Lukashenka ultimately remained in office, organising his own inauguration through the auspices of his ally Putin. Russia has provided him with loans, media personnel, and the threat of force should the opposition attempt regime change. There is very little of substance to distinguish the Lukashenka regime from other dictatorships — other than his version of national identity. For Lukashenka’s Belarus is a state founded on memory and legends of the Second World War — known locally and in Soviet times as the Great Patriotic War.

Building on monuments and memories that sprung up during the leadership of Leonid Brezhnev in the 1960s, Belarus has built its modern identity on the wartime partisan movement, victory over the Nazi occupation regime, and Belarusian suffering. In the 1960s, the Communist Party leader Piotr Masherau, a former partisan leader, declared that the republic had lost one in four citizens during the war.

As a result, every city and town in the republic contains a war memorial, and many have additional memorial sites. The central focus is the destroyed village of Khatyn, 50 kilometers from Minsk, which represents more than 9,200 settlements destroyed during the German occupation. At the entrance its only survivors, an elderly man carrying a child, are depicted. 

To the west is the Brest Hero Fortress, allegedly the first major obstacle to the Germans in the summer of 1941, though it did not delay their advance through the republic. Near Minsk is the Stalin Line outdoor museum, constructed on the original line of fortifications built by the Soviet leader, replete with a large bust of Stalin at its entrance.

Three points should be noted about such commemorations.

The first is that Belarus truly experienced a time of terror between 1941-45. Every family can still remember relatives and friends lost in the war. Though we are now four or five generations on, the memory, without doubt, lingers.

The second is that the memory has become distorted. Lukashenka has elevated the losses to one in three of the population. War losses in the territories that make up the current republic have risen accordingly in the official narrative from 1.8 million, a figure widely accepted for decades, to three million.

And thirdly, there is the startling omission of the Jewish Holocaust from the official propaganda. I visited the former death camp at Maly Trasianiec, east of Minsk, three years ago. It has been transformed into two memorial sites divided by the highway to the eastern city of Mahilou. The announcement at the entrance states that 206,500 people died here. It does not mention Jews.

Prior to the war, Jews made up a plurality of the population in most cities, as part of the Pale of Settlement territories within the Russian Empire: Hrodna, Minsk, Pinsk, Brest, and other cities were noted for their Jewish life. Of the original 1.8 million war losses, about one-third were Jews, victims of the Holocaust and the first target of Hitler’s regime.
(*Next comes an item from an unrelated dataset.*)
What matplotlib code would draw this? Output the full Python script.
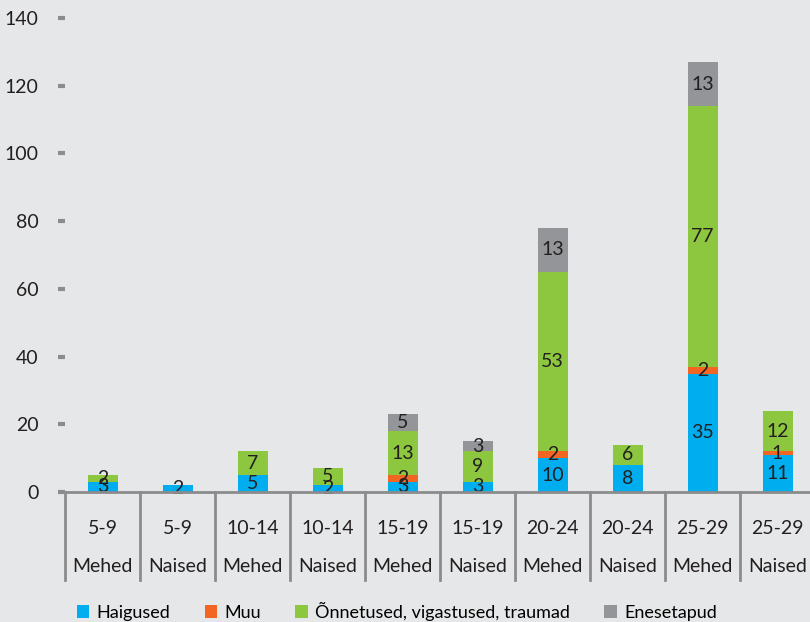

The largest partisan unit was Jewish too, the renowned Bielski brigade. At Maly Trascianiec, families of European Jews killed there have tied paper ribbons bearing the names of their ancestors to trees. The newest memorial was funded by the Austrian, German, Polish and other governments, not by Belarus.

Lukashenka has taken the war theme to new heights. In 2022, he announced research into the ‘genocide of Belarusians,’ which he declared to be a topic ignored until recently. Headed by the Prosecutor-General of Belarus, Andrei Shved, a campaign has begun to track down the perpetrators of atrocities against Belarusians, and 400 names have allegedly been discovered.

In this way, not only is the war memory kept afloat at a time when Lukashenka is struggling for survival, it also further undermines the memory of the Jewish Holocaust, already largely ignored officially. The victims are now exclusively Belarusians.

The list of perpetrators will no doubt include Belarusian nationalists who will be linked to contemporary opposition movements. But the war is a safe topic for the much-maligned regime, and as legend supersedes legend, new versions of the past are constantly created.

The Year of Historical Memory should be seen for what it is: a propaganda exercise to legitimise a brutal regime, one that relies on force and terror to remain in power.